44,17. The best thought here is, of course, the Lord. And if any man continue to do this with eagerness and all possible self-denial, sight and hearing of his spirit will always gain more and more inward sharpness, and after a not too long time these two sensory tools of the spirit may become so greatly increased, that with the greatest ease he will see the spiritual forms of the most wonderful kind, where he previously thought was nothing but a formless emptiness. And so he will also be able to hear words easily, where once seemed to be an eternal stillness. I think you will understand what I have been saying to you, and hopefully you will also see that your objection regarding your sight, was of significantly less worth than my advice on how you should strengthen your vision to the further sight of these glories.

44,18. Therefore, observe now my advice, and look at the white shining wall, or in yourselves, the side of your minds, which are free of vain worldly thoughts; and you will soon and easily see the very simple but meaningful ornamentation of this pillar-circle.

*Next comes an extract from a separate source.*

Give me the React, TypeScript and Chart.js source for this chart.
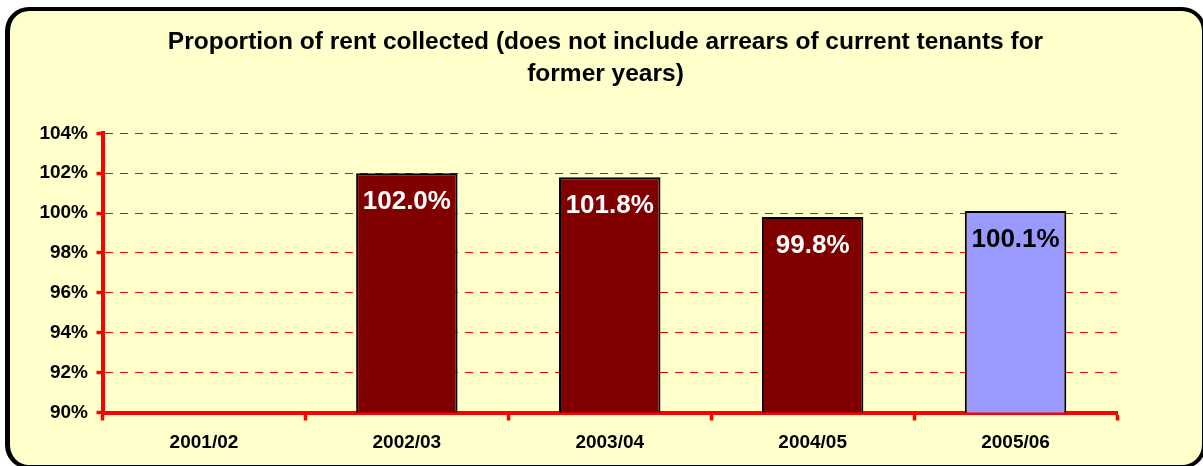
import React, { useEffect, useRef } from "react";
import { Chart, registerables } from "chart.js";

Chart.register(...registerables);

const titleLines = [
  "Proportion of rent collected (does not include arrears of current tenants for",
  "former years)",
];
const categories = ["2001/02", "2002/03", "2003/04", "2004/05", "2005/06"];
const rentCollected: (number | null)[] = [null, 102.0, 101.8, 99.8, 100.1];
const barColors = ["#800000", "#800000", "#800000", "#800000", "#9999FF"];
const labelColors = ["#FFFFFF", "#FFFFFF", "#FFFFFF", "#FFFFFF", "#000000"];
const yMin = 90;
const yMax = 104;
const yStep = 2;

const FONT = "'Liberation Sans', Arial, Helvetica, sans-serif";

const barLabelPlugin = {
  id: "barLabels",
  afterDatasetsDraw(chart: any) {
    const ctx = chart.ctx;
    const meta = chart.getDatasetMeta(0);
    ctx.save();
    ctx.font = `bold 26px ${FONT}`;
    ctx.textAlign = "center";
    ctx.textBaseline = "alphabetic";
    meta.data.forEach((bar: any, i: number) => {
      const v = rentCollected[i];
      if (v == null) return;
      ctx.fillStyle = labelColors[i];
      ctx.fillText(v.toFixed(1) + "%", bar.x, bar.y + 36);
    });
    ctx.restore();
  },
};

export default function App() {
  const ref = useRef<HTMLCanvasElement>(null);

  useEffect(() => {
    if (!ref.current) return;
    const chart = new Chart(ref.current, {
      type: "bar",
      data: {
        labels: categories,
        datasets: [
          {
            data: rentCollected as any,
            backgroundColor: barColors,
            borderColor: "#000000",
            borderWidth: 2,
            categoryPercentage: 1,
            barPercentage: 0.5,
          },
        ],
      },
      options: {
        responsive: false,
        animation: false,
        devicePixelRatio: 1,
        layout: { padding: { left: 0, right: 0, top: 0, bottom: 0 } },
        plugins: {
          legend: { display: false },
          tooltip: { enabled: false },
          title: {
            display: true,
            text: titleLines,
            color: "#000000",
            font: { family: FONT, size: 24.5, weight: "bold", lineHeight: 1.3 },
            padding: { top: 26, bottom: 43.6 },
          },
        },
        scales: {
          x: {
            afterFit: (s: any) => {
              s.height = 53.5;
            },
            grid: {
              display: true,
              offset: true,
              drawOnChartArea: false,
              drawTicks: true,
              tickLength: 8,
              tickColor: "#FF0000",
              tickWidth: 3.5,
              color: "#FF0000",
            },
            border: { display: true, color: "#FF0000", width: 4 },
            ticks: {
              color: "#000000",
              padding: 11,
              font: { family: FONT, size: 19, weight: "bold" },
            },
          },
          y: {
            min: yMin,
            max: yMax,
            afterFit: (s: any) => {
              s.width = 102.5;
            },
            grid: {
              display: true,
              color: "#FF0000",
              lineWidth: 1,
              drawTicks: true,
              tickLength: 6,
              tickColor: "#FF0000",
              tickWidth: 3.5,
              tickBorderDash: [],
            },
            border: { display: true, color: "#FF0000", width: 4, dash: [8, 7] },
            ticks: {
              stepSize: yStep,
              color: "#000000",
              padding: 8.5,
              font: { family: FONT, size: 19, weight: "bold" },
              callback: (v: any) => `${v}%`,
            },
          },
          ySpacer: {
            type: "linear",
            position: "right",
            display: true,
            afterFit: (s: any) => {
              s.width = 94;
            },
            grid: { display: false, drawTicks: false },
            border: { display: false },
            ticks: { display: false },
          },
        },
      },
      plugins: [barLabelPlugin],
    });
    return () => chart.destroy();
  }, []);

  return (
    <div style={{ position: "absolute", left: 0, top: 0, width: 1203, height: 466, overflow: "hidden", background: "#FFFFFF" }}>
      <div
        style={{
          position: "absolute",
          left: 5,
          top: 7,
          width: 1201,
          height: 462,
          boxSizing: "border-box",
          border: "4px solid #000000",
          borderLeftWidth: 5,
          borderRadius: 24,
          background: "#FFFFCC",
        }}
      />
      <canvas ref={ref} width={1211} height={466} style={{ position: "absolute", left: 0, top: 0, display: "block" }} />
    </div>
  );
}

44,19. Just look; on a transparent white cord hangs a very simple, pure and translucent ball, which is about a klafter in diameter, and from the floor of the pillar-circle rises a perfectly round, very narrow and equally translucent cone-form pyramid with the point up to the sphere. Do you see it? You say: We alreadyperceive this as in a very quiet image in us. Good, I tell you; but think only a little about it, and see if you will not find the meaning of this ornament. - At the next opportunity, I will then properly illuminate your discovery.